Thursday, May 29, 2008

Groovy SQL - That was easy


I got the chance today to get my hands dirty with GSQL (Groovy's Built in support for SQL), and I must say that it was rather easy. What I needed to do was connect to an embedded Derby database, parse a file, and populate the table with the results. Not to hard right. So, here is what my data looked like in the file I needed to parse:


2008/04/06,pubsubproxy,6166,4061
2008/04/07,pubsubproxy,6166,4061
2008/04/08,pubsubproxy,6170,4061
2008/04/09,pubsubproxy,6170,4061
2008/04/10,pubsubproxy,6170,4061
2008/04/11,pubsubproxy,6170,4061
2008/04/12,pubsubproxy,6170,4061
2008/04/13,pubsubproxy,6170,4061
2008/04/14,pubsubproxy,6170,4061

The best part about this was as I read each line in the file I added the data to the dataset for the table I was populating. The following shows a quick example of how to do this:

static parseData(path) {
println("parsing data for the following path: $path")
setDBSystemDir()
def loc = new File(path)

//Get an instance to the derby database
def sql = Sql.newInstance("jdbc:derby:dashboard;create=true", "org.apache.derby.jdbc.EmbeddedDriver")

//For Each line in the file, split the line based on the comma
loc.splitEachLine(',') {fields ->
def pid = fields[1]
def locResult = Double.parseDouble(fields[2])
def tloc = Double.parseDouble(fields[3])
def timeStamp = getDate(fields[0])

//Get the linesofcode dataset from the database
def ds = sql.dataSet("linesofcode")
//Add the properties from the current line in the file to the dataset.
ds.add(
PID:pid,
TIMESTAMP:timeStamp,
LOC:locResult,
TLOC:tloc,
)
}
println "Done Parsing Data"
}
So as you can see the first thing I do is get a new instance to my database:

def sql = Sql.newInstance("jdbc:derby:dashboard;create=true", "org.apache.derby.jdbc.EmbeddedDriver")

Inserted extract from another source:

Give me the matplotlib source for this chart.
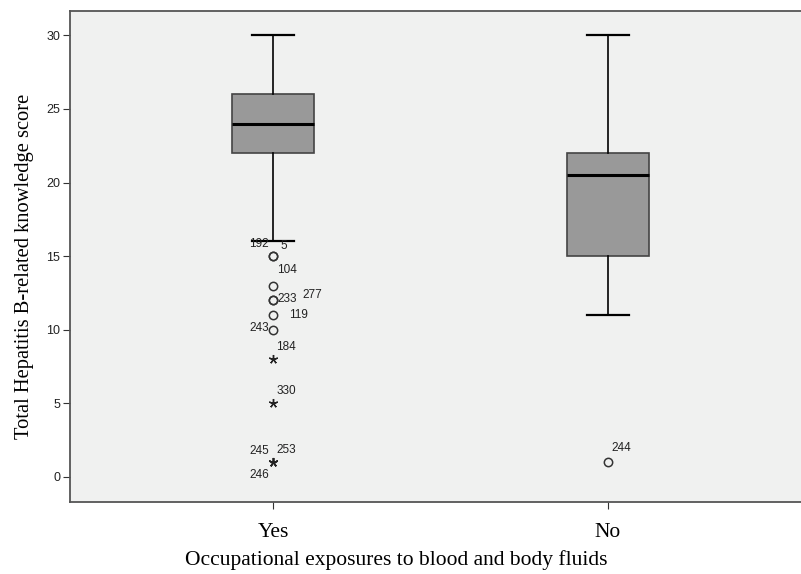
import matplotlib
matplotlib.use("Agg")
import matplotlib.pyplot as plt

categories = ["Yes", "No"]
whislo = [16, 11]
q1 = [22, 15]
med = [24, 20.5]
q3 = [26, 22]
whishi = [30, 30]

# outliers per group
circle_vals = [[15, 15, 13, 12, 12, 11, 10], [1]]
circle_labels = [["192", "5", "104", "233", "277", "119", "243"], ["244"]]
star_vals = [[8, 5, 1, 1, 1], []]
star_labels = [["184", "330", "245", "253", "246"], []]

label_offsets = {
    "192": (-3, 9, "right"), "5": (5, 7, "left"), "104": (3, 11, "left"),
    "233": (3, 1, "left"), "277": (21, 4, "left"), "119": (11, 0, "left"),
    "243": (-3, 1, "right"), "184": (2, 9, "left"), "330": (2, 9, "left"),
    "245": (-3, 8, "right"), "253": (2, 9, "left"), "246": (-3, -9, "right"),
    "244": (3, 10, "left"),
}

fig = plt.figure(figsize=(8.01, 5.74), dpi=100)
ax = fig.add_axes([70 / 801, 1 - 502 / 574, 731 / 801, 491 / 574])
ax.set_facecolor("#f0f1f0")

stats = []
for i in range(len(categories)):
    stats.append(dict(med=med[i], q1=q1[i], q3=q3[i], whislo=whislo[i],
                      whishi=whishi[i], fliers=[], label=categories[i]))
positions = [1, 2]
ax.bxp(stats, positions=positions, widths=0.245, patch_artist=True,
       showfliers=False,
       boxprops=dict(facecolor="#999999", edgecolor="#444444", linewidth=1.2),
       medianprops=dict(color="black", linewidth=2.2),
       whiskerprops=dict(color="black", linewidth=1.2),
       capprops=dict(color="black", linewidth=1.6),
       capwidths=0.125)

for i, p in enumerate(positions):
    for v, lab in zip(circle_vals[i], circle_labels[i]):
        ax.plot([p], [v], marker="o", markersize=6, markerfacecolor="none",
                markeredgecolor="#333333", markeredgewidth=1.1, linestyle="none")
        dx, dy, ha = label_offsets[lab]
        ax.annotate(lab, (p, v), xytext=(dx, dy), textcoords="offset points",
                    ha=ha, va="center", fontsize=8.5, family="Liberation Sans",
                    color="#222222")
    for v, lab in zip(star_vals[i], star_labels[i]):
        ax.plot([p], [v], marker=(5, 2, 0), markersize=6.5, color="#222222",
                markeredgewidth=1.0, linestyle="none")
        dx, dy, ha = label_offsets[lab]
        ax.annotate(lab, (p, v), xytext=(dx, dy), textcoords="offset points",
                    ha=ha, va="center", fontsize=8.5, family="Liberation Sans",
                    color="#222222")

ax.set_xlim(0.392, 2.578)
ax.set_ylim(-1.7, 31.65)
ax.set_yticks([0, 5, 10, 15, 20, 25, 30])
ax.set_xticks(positions)
ax.set_xticklabels(categories, family="Liberation Serif", fontsize=15.5)
for t in ax.get_yticklabels():
    t.set_family("Liberation Sans")
    t.set_fontsize(9)
    t.set_color("#222222")
ax.tick_params(axis="y", length=5, width=0.8, color="#333333", pad=2)
ax.tick_params(axis="x", length=5, width=0.8, color="#333333", pad=10)

for s in ["left", "top", "bottom"]:
    ax.spines[s].set_color("#555555")
    ax.spines[s].set_linewidth(1.3)
ax.spines["right"].set_visible(False)

ax.set_ylabel("Total Hepatitis B-related knowledge score",
              family="Liberation Serif", fontsize=14.8)
ax.set_xlabel("Occupational exposures to blood and body fluids",
              family="Liberation Serif", fontsize=15.5)
ax.yaxis.set_label_coords(-36 / 731, 0.479)
ax.xaxis.set_label_coords(0.446, -48 / 491)

fig.savefig("out.png", dpi=100)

Next is the best part. I loop over each line in the file, splitting the line based of the "," and then dive right in poplulating my dataset with ds.add().

That was easy right? I thought so.

2 comments:

jlorenzen said...

Nice job.
It would be nice to see the table structure (ddl).
mytable {
PID String
TIMESTAMP Date
LOC String
TLOC String
}

Also are you certain you don't need to close the file or any objects related to the db such as sql or ds? Also, reopening heavy resources (ie ds) are costly so watch out for creating new dataSets in a loop.
Obviously for high performant applications. If this is just for populating a db manually than don't worry, but just some things to consider.

Chad Gallemore said...

James, thanks for the comments. Those are definately some things I will take a look at and see if I can improve this. My DB skills are lacking, so I'm sure there are some lessons learned I can take from this.